Prime Minister Bennett stated that “For decades the State of Israel has consistently chosen to cut off its nose to spite its face, i.e. out of anger over ultra-orthodox who do not serve [in the IDF], they were also compelled not to join the labor market until they were older.”

Bennet explained that with this plan, the government is ending this situation and opening the labor and employment markets to young Haredi men. The Prime Minister also alluded to the fact that any attempt to impose military service upon that community would require “tanks in Bnei Brak.”

“This is the long and correct road on behalf of the national interest,” he added. “Integrating the ultra-orthodox sector into the employment market is a goal of the highest order, for all of us. I am personally moved; this is a historic move for the future of Israel.”

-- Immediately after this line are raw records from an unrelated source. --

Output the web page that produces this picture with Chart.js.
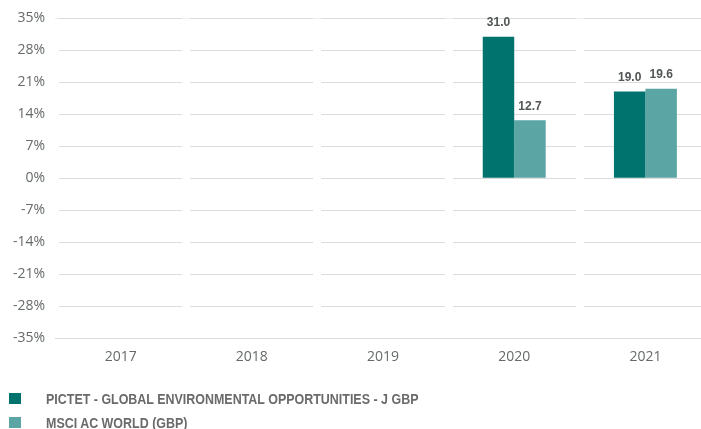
<!DOCTYPE html>
<html>
<head>
<meta charset="utf-8">
<script src="https://cdn.jsdelivr.net/npm/chart.js@4/dist/chart.umd.min.js"></script>
<style>
  html, body { margin: 0; padding: 0; background: #fff; overflow: hidden; width: 701px; height: 429px; }
  #wrap { position: relative; width: 701px; height: 429px; overflow: hidden; }
  #c { position: absolute; left: 0; top: 0; }
  #legend { position: absolute; left: 0; top: 0; width: 701px; height: 429px; pointer-events: none; }
  .li { position: absolute; left: 9px; height: 24px; font-family: "Liberation Sans", Arial, sans-serif; font-weight: bold; font-size: 14px; color: #6a6a6a; white-space: nowrap; }
  .sw { position: absolute; left: 0; width: 12px; height: 11px; }
  .tx { position: absolute; left: 37px; line-height: 14px; transform: scaleX(0.89); transform-origin: 0 50%; }
</style>
</head>
<body>
<div id="wrap">
  <canvas id="c" width="711" height="381"></canvas>
  <div id="legend"></div>
</div>
<script>
const categories = ['2017', '2018', '2019', '2020', '2021'];
const seriesNames = ['PICTET - GLOBAL ENVIRONMENTAL OPPORTUNITIES - J GBP', 'MSCI AC WORLD (GBP)'];
const fundValues = [null, null, null, 31.0, 19.0];
const indexValues = [null, null, null, 12.7, 19.6];
const yMin = -35;
const yMax = 35;
const yStep = 7;
const seriesColors = ['#00736f', '#5ba6a5'];

const valueLabels = {
  id: 'valueLabels',
  afterDatasetsDraw(chart) {
    const ctx = chart.ctx;
    ctx.save();
    ctx.font = 'bold 12px "Liberation Sans", Arial, sans-serif';
    ctx.fillStyle = '#505555';
    ctx.textAlign = 'center';
    ctx.textBaseline = 'middle';
    chart.data.datasets.forEach((ds, i) => {
      const meta = chart.getDatasetMeta(i);
      meta.data.forEach((bar, j) => {
        const v = ds.data[j];
        if (v === null || v === undefined) return;
        ctx.fillText(v.toFixed(1), bar.x, bar.y - 14);
      });
    });
    ctx.restore();
  }
};

const chart = new Chart(document.getElementById('c'), {
  type: 'bar',
  data: {
    labels: categories,
    datasets: [
      { label: seriesNames[0], data: fundValues, backgroundColor: seriesColors[0], borderWidth: 0 },
      { label: seriesNames[1], data: indexValues, backgroundColor: seriesColors[1], borderWidth: 0 }
    ]
  },
  options: {
    responsive: false,
    animation: false,
    devicePixelRatio: 1,
    layout: { padding: { top: 17, left: 3, right: 0, bottom: 6 } },
    plugins: { legend: { display: false }, tooltip: { enabled: false } },
    datasets: { bar: { categoryPercentage: 0.48, barPercentage: 1.0 } },
    scales: {
      x: {
        grid: { display: true, offset: true, color: '#ffffff', lineWidth: 8, drawTicks: false, z: 0 },
        border: { display: false },
        ticks: { color: '#666a6a', padding: 10, font: { family: '"Open Sans", sans-serif', size: 14 } }
      },
      y: {
        min: yMin,
        max: yMax,
        grid: { color: '#dcdcdc', lineWidth: 1, drawTicks: false },
        border: { display: false },
        ticks: {
          stepSize: yStep,
          color: '#666a6a',
          padding: 10,
          font: { family: '"Open Sans", sans-serif', size: 14 },
          callback: v => v + '%'
        }
      }
    }
  },
  plugins: [valueLabels]
});

const legend = document.getElementById('legend');
const legendTops = [391, 415];
chart.data.datasets.forEach((ds, i) => {
  const row = document.createElement('div');
  row.className = 'li';
  row.style.top = legendTops[i] + 'px';
  const sw = document.createElement('span');
  sw.className = 'sw';
  sw.style.background = ds.backgroundColor;
  sw.style.top = '2px';
  const tx = document.createElement('span');
  tx.className = 'tx';
  tx.textContent = ds.label;
  tx.style.top = '1px';
  row.appendChild(sw);
  row.appendChild(tx);
  legend.appendChild(row);
});
</script>
</body>
</html>
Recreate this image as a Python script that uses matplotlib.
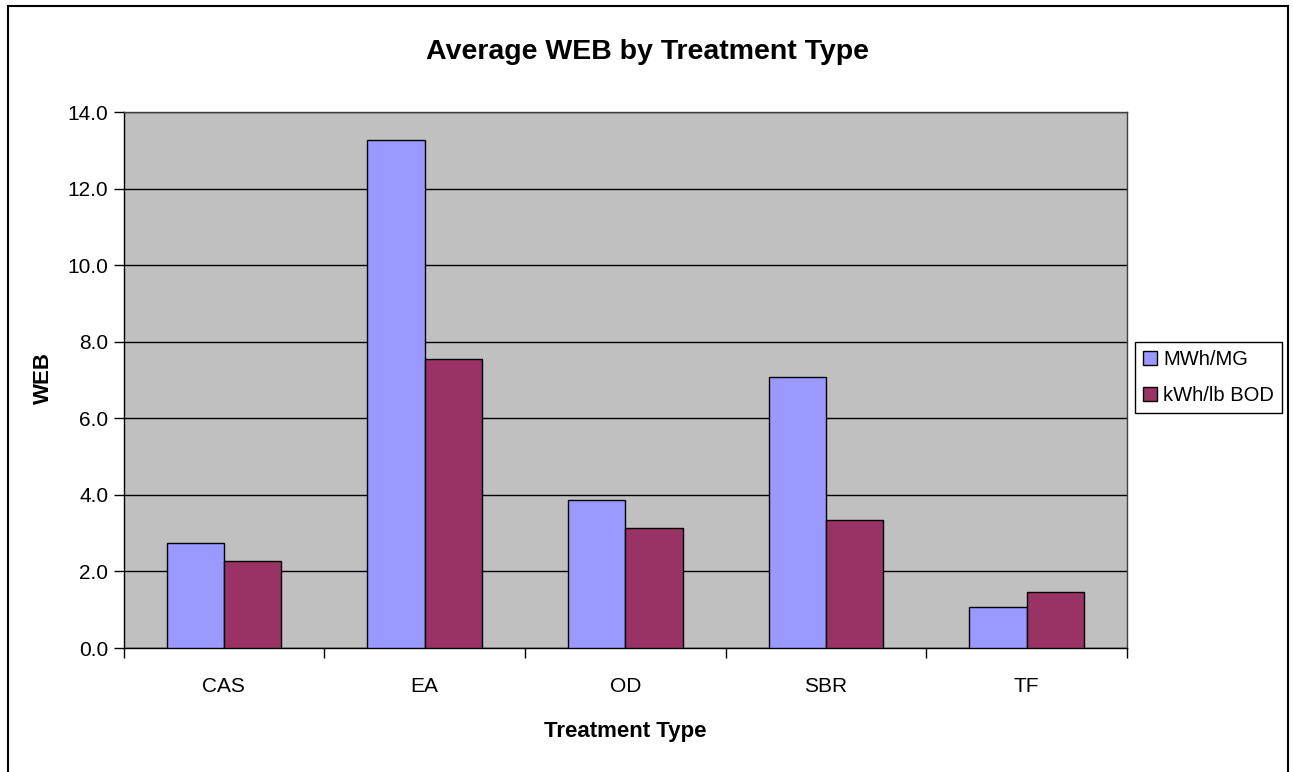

Finance Minister Avigdor Lieberman has been one of the most vocal opponents of the continued draft deferments for the Haredi yeshiva students. However, he now says that it is more important for Israel’s economy to work to absorb young Haredim into the workforce.

Liberman explained this saying, “As the first Defense Minister of the State of Israel, David Ben-Gurion, defined it, the purpose of the army is to protect the homeland but also to establish a ‘melting pot’ that unites all aspects of society. Our decision balances that melting pot with the needs of the economy today that needs another energy joining the world of employment.”

Defense Minister Benny Gantz sees the move as a step forward towards the full military draft of Haredi youth in Israel. He stated, “This important move will be a bridge to the full service outline that I intend to promote in the coming months that will regulate once and for all the issue of service in the State of Israel.”